::: Dataset rows
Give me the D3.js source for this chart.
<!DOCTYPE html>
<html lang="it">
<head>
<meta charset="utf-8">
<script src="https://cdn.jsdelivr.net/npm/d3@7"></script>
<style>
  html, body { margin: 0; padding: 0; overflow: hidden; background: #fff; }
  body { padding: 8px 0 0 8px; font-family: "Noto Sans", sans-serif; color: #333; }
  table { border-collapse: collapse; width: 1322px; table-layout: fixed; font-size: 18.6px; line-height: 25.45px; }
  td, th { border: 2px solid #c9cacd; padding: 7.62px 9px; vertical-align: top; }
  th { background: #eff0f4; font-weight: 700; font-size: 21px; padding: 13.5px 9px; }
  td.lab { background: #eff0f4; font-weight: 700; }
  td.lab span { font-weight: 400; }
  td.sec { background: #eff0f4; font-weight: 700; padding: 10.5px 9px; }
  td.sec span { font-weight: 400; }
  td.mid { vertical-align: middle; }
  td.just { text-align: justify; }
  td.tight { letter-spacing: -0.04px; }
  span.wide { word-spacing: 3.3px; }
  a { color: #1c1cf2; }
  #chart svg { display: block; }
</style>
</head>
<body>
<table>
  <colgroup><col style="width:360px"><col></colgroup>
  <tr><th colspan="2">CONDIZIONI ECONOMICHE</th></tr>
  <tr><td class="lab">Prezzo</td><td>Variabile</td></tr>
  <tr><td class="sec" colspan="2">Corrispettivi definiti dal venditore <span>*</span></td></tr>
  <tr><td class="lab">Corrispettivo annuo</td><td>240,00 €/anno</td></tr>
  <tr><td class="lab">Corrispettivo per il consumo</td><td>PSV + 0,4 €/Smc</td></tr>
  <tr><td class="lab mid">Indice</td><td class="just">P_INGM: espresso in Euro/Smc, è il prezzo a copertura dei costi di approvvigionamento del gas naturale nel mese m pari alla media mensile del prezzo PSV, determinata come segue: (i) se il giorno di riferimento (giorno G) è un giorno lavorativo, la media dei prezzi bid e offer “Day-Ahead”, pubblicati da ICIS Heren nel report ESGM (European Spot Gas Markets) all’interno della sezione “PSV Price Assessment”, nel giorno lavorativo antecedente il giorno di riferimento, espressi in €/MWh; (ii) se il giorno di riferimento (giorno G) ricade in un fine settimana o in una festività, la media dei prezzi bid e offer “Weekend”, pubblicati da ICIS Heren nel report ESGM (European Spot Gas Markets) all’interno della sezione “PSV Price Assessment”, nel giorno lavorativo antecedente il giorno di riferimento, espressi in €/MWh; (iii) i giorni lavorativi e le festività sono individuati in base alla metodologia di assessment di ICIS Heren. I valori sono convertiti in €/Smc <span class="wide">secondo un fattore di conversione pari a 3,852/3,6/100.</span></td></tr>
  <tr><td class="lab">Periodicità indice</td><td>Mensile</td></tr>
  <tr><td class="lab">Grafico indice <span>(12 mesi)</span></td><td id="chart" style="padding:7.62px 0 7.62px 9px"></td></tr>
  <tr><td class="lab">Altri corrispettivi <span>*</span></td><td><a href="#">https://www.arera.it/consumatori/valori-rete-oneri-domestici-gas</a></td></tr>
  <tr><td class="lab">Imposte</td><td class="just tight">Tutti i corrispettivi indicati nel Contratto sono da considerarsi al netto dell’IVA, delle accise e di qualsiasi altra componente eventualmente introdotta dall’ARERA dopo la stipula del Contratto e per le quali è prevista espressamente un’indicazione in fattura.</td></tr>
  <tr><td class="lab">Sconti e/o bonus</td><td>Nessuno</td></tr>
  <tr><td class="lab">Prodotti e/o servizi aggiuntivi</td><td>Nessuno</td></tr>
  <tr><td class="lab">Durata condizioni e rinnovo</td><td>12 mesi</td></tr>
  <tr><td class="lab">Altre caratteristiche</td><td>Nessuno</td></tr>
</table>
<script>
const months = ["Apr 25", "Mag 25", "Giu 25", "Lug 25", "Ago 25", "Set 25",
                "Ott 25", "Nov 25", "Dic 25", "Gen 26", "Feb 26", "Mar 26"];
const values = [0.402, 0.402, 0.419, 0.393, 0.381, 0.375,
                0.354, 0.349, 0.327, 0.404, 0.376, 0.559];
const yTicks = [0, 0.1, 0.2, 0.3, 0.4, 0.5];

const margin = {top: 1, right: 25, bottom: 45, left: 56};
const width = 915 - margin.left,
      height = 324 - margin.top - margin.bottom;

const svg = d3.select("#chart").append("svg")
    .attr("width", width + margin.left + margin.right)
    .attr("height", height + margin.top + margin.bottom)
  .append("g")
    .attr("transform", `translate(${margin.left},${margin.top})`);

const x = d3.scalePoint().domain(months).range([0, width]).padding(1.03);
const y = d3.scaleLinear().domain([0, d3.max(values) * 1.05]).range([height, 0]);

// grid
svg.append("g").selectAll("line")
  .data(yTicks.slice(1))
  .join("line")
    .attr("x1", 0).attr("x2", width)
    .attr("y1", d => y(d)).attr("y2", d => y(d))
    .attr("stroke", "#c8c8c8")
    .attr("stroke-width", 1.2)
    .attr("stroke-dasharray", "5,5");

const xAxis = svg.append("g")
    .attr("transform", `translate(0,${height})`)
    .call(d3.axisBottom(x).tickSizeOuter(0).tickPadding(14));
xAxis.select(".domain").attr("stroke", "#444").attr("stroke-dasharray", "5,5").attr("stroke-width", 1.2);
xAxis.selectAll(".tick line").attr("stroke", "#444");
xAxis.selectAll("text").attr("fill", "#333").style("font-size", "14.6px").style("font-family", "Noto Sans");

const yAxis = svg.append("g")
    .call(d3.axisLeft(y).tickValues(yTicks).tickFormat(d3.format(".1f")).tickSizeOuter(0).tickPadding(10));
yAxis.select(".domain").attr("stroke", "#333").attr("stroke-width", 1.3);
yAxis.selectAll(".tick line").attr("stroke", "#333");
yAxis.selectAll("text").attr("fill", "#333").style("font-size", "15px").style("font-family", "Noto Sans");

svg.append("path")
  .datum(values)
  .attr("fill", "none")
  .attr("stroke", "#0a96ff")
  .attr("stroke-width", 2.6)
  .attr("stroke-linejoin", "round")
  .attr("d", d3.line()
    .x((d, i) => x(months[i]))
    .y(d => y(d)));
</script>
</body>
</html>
::::::
::: Dataset rows
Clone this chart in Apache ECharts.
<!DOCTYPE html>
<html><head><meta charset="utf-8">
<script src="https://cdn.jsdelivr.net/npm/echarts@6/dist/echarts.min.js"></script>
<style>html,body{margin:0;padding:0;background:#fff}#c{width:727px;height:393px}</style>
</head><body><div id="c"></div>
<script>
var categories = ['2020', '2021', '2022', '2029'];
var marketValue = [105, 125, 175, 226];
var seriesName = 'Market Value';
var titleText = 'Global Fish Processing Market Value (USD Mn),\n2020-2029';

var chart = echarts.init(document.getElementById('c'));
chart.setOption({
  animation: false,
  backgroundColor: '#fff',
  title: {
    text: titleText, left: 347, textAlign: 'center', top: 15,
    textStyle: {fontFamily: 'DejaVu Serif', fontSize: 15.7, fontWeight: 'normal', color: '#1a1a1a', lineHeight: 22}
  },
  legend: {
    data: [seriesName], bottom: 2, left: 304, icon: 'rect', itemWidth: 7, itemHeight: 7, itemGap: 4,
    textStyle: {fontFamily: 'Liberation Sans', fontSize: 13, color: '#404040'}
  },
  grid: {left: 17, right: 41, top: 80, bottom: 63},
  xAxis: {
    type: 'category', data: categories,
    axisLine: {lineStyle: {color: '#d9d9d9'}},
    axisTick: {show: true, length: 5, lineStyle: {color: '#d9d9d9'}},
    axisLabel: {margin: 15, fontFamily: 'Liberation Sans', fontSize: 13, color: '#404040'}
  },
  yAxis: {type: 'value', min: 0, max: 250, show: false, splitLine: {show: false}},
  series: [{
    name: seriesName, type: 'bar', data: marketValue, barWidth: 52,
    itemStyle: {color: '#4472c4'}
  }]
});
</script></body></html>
::::::
Exercise details
Using the listing above, gather each line that holds the string "this" and copy it.

Reply to the exercise
Give me the D3.js source for this chart.
Clone this chart in Apache ECharts.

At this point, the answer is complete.